Inside of you are two wolves:
One of them wants to be grammatically correct and put the punctuation inside "the quoted text."
The other one has been programming for 25 years and is howling at the top of its lungs, "I demand proper nesting!".
Inside of you are two wolves:
One of them wants to be grammatically correct and put the punctuation inside "the quoted text."
The other one has been programming for 25 years and is howling at the top of its lungs, "I demand proper nesting!".
@andrewrk At this point the first wolf has moved on.
But in any case, punctuation isn't part of grammar, so it's not going to affect grammatical correctness.
@cnx Grammar is about spoken language, it's about how words come together to create sentences with meaning.
Punctuation is part of writing, not spoken language. It's like spelling, which is also not grammar & only applies to written language. It's a set of conventions for how to record and transmit aspects of the spoken language using symbols.
It's good to recall that the spoken language comes first & is much older than writing. Grammar has existed for much longer than punctuation or spelling.

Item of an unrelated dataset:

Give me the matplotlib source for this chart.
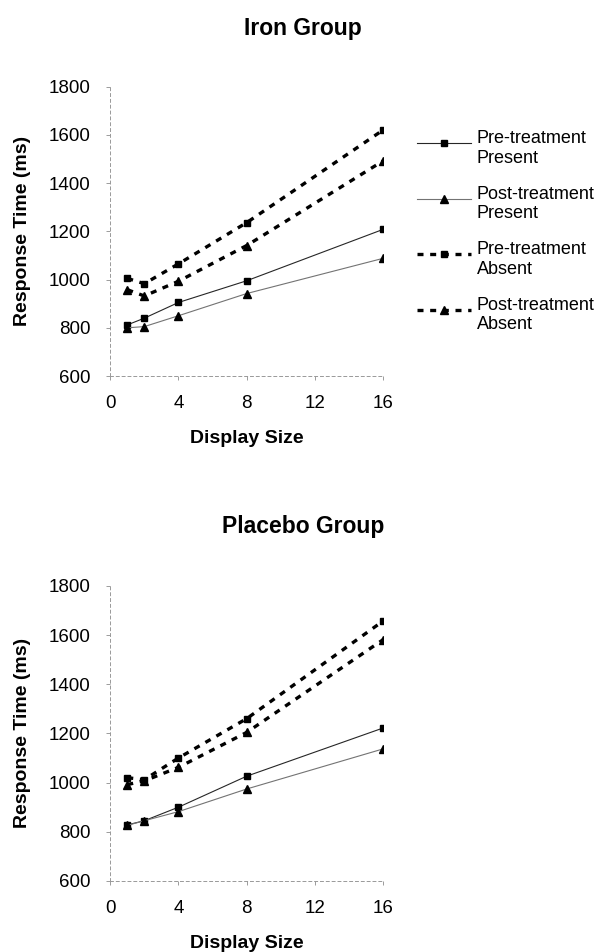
import matplotlib.pyplot as plt
from matplotlib.legend_handler import HandlerLine2D

display_size = [1, 2, 4, 8, 16]

# Iron group (ms)
iron_pre_present = [812, 840, 905, 995, 1208]
iron_post_present = [800, 805, 850, 942, 1088]
iron_pre_absent = [1005, 983, 1065, 1236, 1620]
iron_post_absent = [958, 932, 993, 1141, 1492]

# Placebo group (ms)
plac_pre_present = [828, 845, 900, 1026, 1222]
plac_post_present = [826, 845, 882, 974, 1137]
plac_pre_absent = [1020, 1012, 1100, 1260, 1657]
plac_post_absent = [992, 1007, 1062, 1204, 1581]

labels = ["Pre-treatment\nPresent", "Post-treatment\nPresent",
          "Pre-treatment\nAbsent", "Post-treatment\nAbsent"]
xticks = [0, 4, 8, 12, 16]
yticks = [600, 800, 1000, 1200, 1400, 1600, 1800]

plt.rcParams['font.family'] = ['Liberation Sans', 'DejaVu Sans']


class RaisedHandler(HandlerLine2D):
    # put the legend sample level with the first line of the label
    def create_artists(self, legend, orig_handle, xdescent, ydescent,
                       width, height, fontsize, trans):
        return super().create_artists(legend, orig_handle, xdescent, ydescent - 8,
                                      width, height, fontsize, trans)


fig = plt.figure(figsize=(6.09, 9.52), dpi=100)
ax1 = fig.add_axes([0.181, 0.605, 0.448, 0.304])
ax2 = fig.add_axes([0.181, 0.0746, 0.448, 0.31])

dash = (0, (1.8, 2.0))


def draw(ax, series, title, tpad):
    pre_p, post_p, pre_a, post_a = series
    ax.plot(display_size, pre_p, color='0.15', lw=0.8, marker='s', ms=4.5,
            markerfacecolor='black', markeredgecolor='black', label=labels[0])
    ax.plot(display_size, post_p, color='0.45', lw=0.8, marker='^', ms=5.5,
            markerfacecolor='black', markeredgecolor='black', label=labels[1])
    ax.plot(display_size, pre_a, color='black', lw=2.4, ls=dash, marker='s', ms=4.5, label=labels[2])
    ax.plot(display_size, post_a, color='black', lw=2.4, ls=dash, marker='^', ms=5.5, label=labels[3])
    ax.set_xlim(0, 16)
    ax.set_ylim(600, 1800)
    ax.set_xticks(xticks)
    ax.set_yticks(yticks)
    ax.tick_params(labelsize=13.5, length=3, width=0.6, color='0.55', pad=11)
    for s in ['top', 'right']:
        ax.spines[s].set_visible(False)
    for s in ['left', 'bottom']:
        ax.spines[s].set_color('0.6')
        ax.spines[s].set_linewidth(0.7)
        ax.spines[s].set_linestyle((0, (3, 3)))
    ax.set_xlabel('Display Size', fontsize=14, fontweight='bold', labelpad=12.5)
    ax.set_ylabel('Response Time (ms)', fontsize=14, fontweight='bold', labelpad=13)
    ax.set_title(title, fontsize=16.5, fontweight='bold', x=0.707, pad=tpad)


draw(ax1, [iron_pre_present, iron_post_present, iron_pre_absent, iron_post_absent],
     'Iron Group', 37)
draw(ax2, [plac_pre_present, plac_post_present, plac_pre_absent, plac_post_absent],
     'Placebo Group', 38)

ax1.legend(loc='upper left', bbox_to_anchor=(1.125, 0.85), frameon=False,
           fontsize=13, handlelength=3.0, handletextpad=0.3, labelspacing=1.05,
           borderaxespad=0, borderpad=0,
           handler_map={plt.Line2D: RaisedHandler()})

fig.savefig('out.png', dpi=100)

@typeswitch, scripts are to record speech, and punctuation isn't just pretty decorators. It denotes pauses, changes in tones, and sometimes replacement for words or modifiers (e.g. quotation marks). Consider your own words by themselves:
grammar is about spoken language it s about how words come together to create sentences with meaning punctuation is part of writing not spoken language it s like spelling which is also not grammar & only applies to written language it s a set of conventions for how to record and transmit aspects of the spoken language using symbols it s good to recall that the spoken language comes first & is much older than writing grammar has existed for much longer than punctuation or spelling
@andrewrk The Brits have just one wolf. https://en.wikipedia.org/wiki/Quotation_marks_in_English#British_style
I tend to use this for most of my casual writing, despite being American.
@andrewrk The cool thing about people: most of us don't really care
about formatting. As long as you get your point across clearly,
you'll get places :)
@phairupegiont @andrewrk
Punctuation in German is similar:
"Punctuation marks that belong to what is reproduced literally are placed before the closing quotation mark.
Punctuation marks that belong to the accompanying clause are placed after the closing quotation mark. Both the quoted sentence and the accompanying sentence retain their exclamation and question marks."
@andrewrk Thank you giving me a clue that is considered the correct way in US English. I am a native German speaker and was always confused why people used quotation marks in such a weird way.
I like how having the mindset of a software developer and the German language agree on that for once.